Saturday, August 30, 2014

Steven Salaita: Free Speech for me but not for thee

Former Virginia Tech professor Steven Salaita accepted an offer of a tenure-track position at the University of Illinois at Urbana-Champaign earlier this month, yet his contract was never submitted to the University Board of trustees for approval. According to University of Illinois chancellor Phyllis Wise the application was stonewalled  because the University  "cannot tolerate “personal and disrespectful words or actions that demean and abuse either viewpoints themselves or those who express them.”


“We have a particular duty to our students to ensure that they live in a community of scholarship that challenges their assumptions about the world but that also respects their rights as individuals. A Jewish student, a Palestinian student, or any student of any faith or background must feel confident that personal views can be expressed and that philosophical disagreements with a faculty member can be debated in a civil, thoughtful and mutually respectful manner. Most important, every student must know that every instructor recognizes and values that student as a human being. If we have lost that, we have lost much more than our standing as a world-class institution of higher education,” Wise sent in a mass e-mail to the campus community Friday afternoon.

Steven Salaita is under fire  for a series of postings on social media.


You may be too refined to say it, but I’m not,” Salaita wrote shortly after three Israeli teenagers were kidnapped and murdered by Hamas terrorists, “I wish all the fucking West Bank settlers would go missing.” Another tweet applied just as much nuance in declaring, “Zionists: transforming ‘anti-semitism’ from something horrible into something honorable since 1948.” Subject that last utterance to a close reading—an exercise that passes for rigid and original thinking in most American universities these days—and you learn that the author approaches anti-Semitism with the one-two punch of unreality: It doesn’t exist—hence the quotation marks—and if it does exist then it’s nothing to be ashamed of.

There’s much more where that came from: fantasies about Benjamin Netanyahu wearing a necklace made of Palestinian children’s teeth or about Israel resurfacing Atlantis only to colonize it, categorical refusals to condemn Hamas, and the ever-nuanced statement that anyone supporting Israel during the war in Gaza was “an awful human being.”

Salaita has become the last cause celeb for anti-Israel activists, who have created a petition that erroneously accuses the administrative of "firing" him .
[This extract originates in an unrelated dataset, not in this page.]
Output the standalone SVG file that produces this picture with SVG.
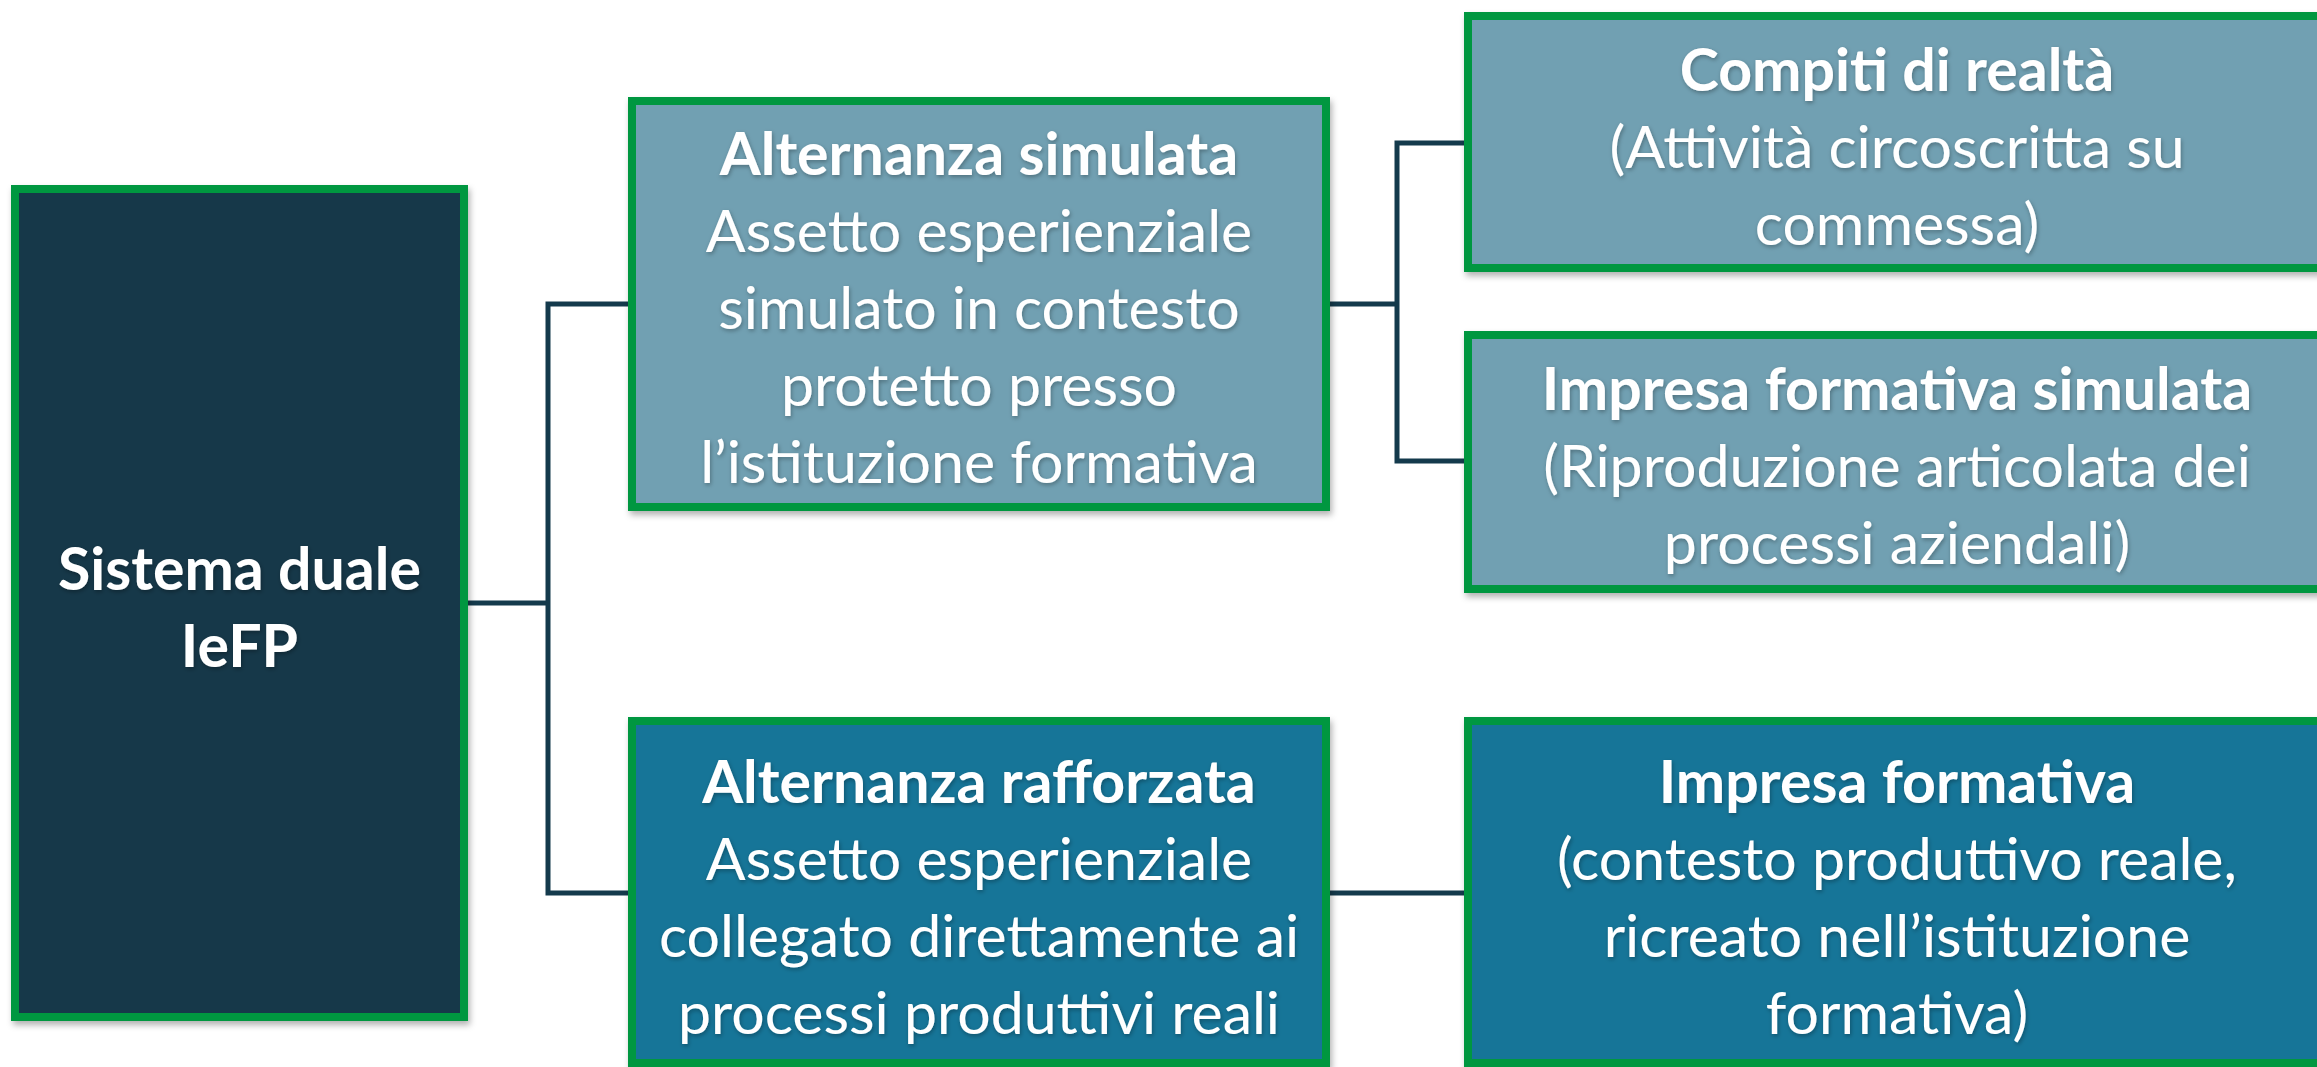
<svg xmlns="http://www.w3.org/2000/svg" width="2317" height="1067" viewBox="0 0 2317 1067">
  <defs>
    <filter id="boxShadow" x="-5%" y="-5%" width="110%" height="112%">
      <feDropShadow dx="2" dy="4" stdDeviation="3" flood-color="#000000" flood-opacity="0.3"/>
    </filter>
    <filter id="textShadow" x="-5%" y="-20%" width="110%" height="150%">
      <feDropShadow dx="1" dy="2" stdDeviation="2" flood-color="#000000" flood-opacity="0.3"/>
    </filter>
  </defs>
  <style>
    .box { stroke: #00973F; stroke-width: 8; filter: url(#boxShadow); }
    .dark { fill: #12394A; }
    .light { fill: #71A0B2; }
    .mid { fill: #167598; }
    .conn { fill: none; stroke: #143A4C; stroke-width: 5; }
    text { font-family: Lato, "Open Sans", "Liberation Sans", sans-serif; font-size: 59px; fill: #FFFFFF; text-anchor: middle; filter: url(#textShadow); }
    .b { font-weight: bold; }
  </style>
  <rect width="2317" height="1067" fill="#FFFFFF"/>

  <g id="connectors">
    <path class="conn" d="M468,603 H548"/>
    <path class="conn" d="M628,304 H548 V893 H628"/>
    <path class="conn" d="M1330,304 H1397"/>
    <path class="conn" d="M1464,143 H1397 V461 H1464"/>
    <path class="conn" d="M1330,893 H1464"/>
  </g>

  <g id="node-sistema">
    <rect class="box dark" x="15" y="189" width="449" height="828"/>
    <text class="b" x="239.5" y="590">Sistema duale</text>
    <text class="b" x="239.5" y="667">IeFP</text>
  </g>

  <g id="node-alternanza-simulata">
    <rect class="box light" x="632" y="101" width="694" height="406"/>
    <text class="b" x="979" y="175">Alternanza simulata</text>
    <text x="979" y="252">Assetto esperienziale</text>
    <text x="979" y="329">simulato in contesto</text>
    <text x="979" y="406">protetto presso</text>
    <text x="979" y="483">l’istituzione formativa</text>
  </g>

  <g id="node-compiti">
    <rect class="box light" x="1468" y="16" width="860" height="252"/>
    <text class="b" x="1897" y="91">Compiti di realtà</text>
    <text x="1897" y="168">(Attività circoscritta su</text>
    <text x="1897" y="245">commessa)</text>
  </g>

  <g id="node-impresa-simulata">
    <rect class="box light" x="1468" y="335" width="860" height="254"/>
    <text class="b" x="1897" y="410">Impresa formativa simulata</text>
    <text x="1897" y="487">(Riproduzione articolata dei</text>
    <text x="1897" y="564">processi aziendali)</text>
  </g>

  <g id="node-alternanza-rafforzata">
    <rect class="box mid" x="632" y="721" width="694" height="342"/>
    <text class="b" x="979" y="803">Alternanza rafforzata</text>
    <text x="979" y="880">Assetto esperienziale</text>
    <text x="979" y="957">collegato direttamente ai</text>
    <text x="979" y="1034">processi produttivi reali</text>
  </g>

  <g id="node-impresa-formativa">
    <rect class="box mid" x="1468" y="721" width="860" height="342"/>
    <text class="b" x="1897" y="803">Impresa formativa</text>
    <text x="1897" y="880">(contesto produttivo reale,</text>
    <text x="1897" y="957">ricreato nell’istituzione</text>
    <text x="1897" y="1034">formativa)</text>
  </g>
</svg>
For all the talk of "academic freedom" and "free speech"  bantered about in this made-up controversy,  Salaita's defenders are his ideological compatriots, and the lofty principles they claim to uphold are a smokescreen.   Not a single one of the signators on the petition took a stand to protect the free speech or academic freedom of UC Santa Cruz lecturer Tammi Benjamin , who endured a campaign of character assassination, abuse and ostracism for simply speaking her mind.

If your stand  is "Free Speech for me, but not for thee", then don't evoke the principle of "academic freedom" to justify your actions.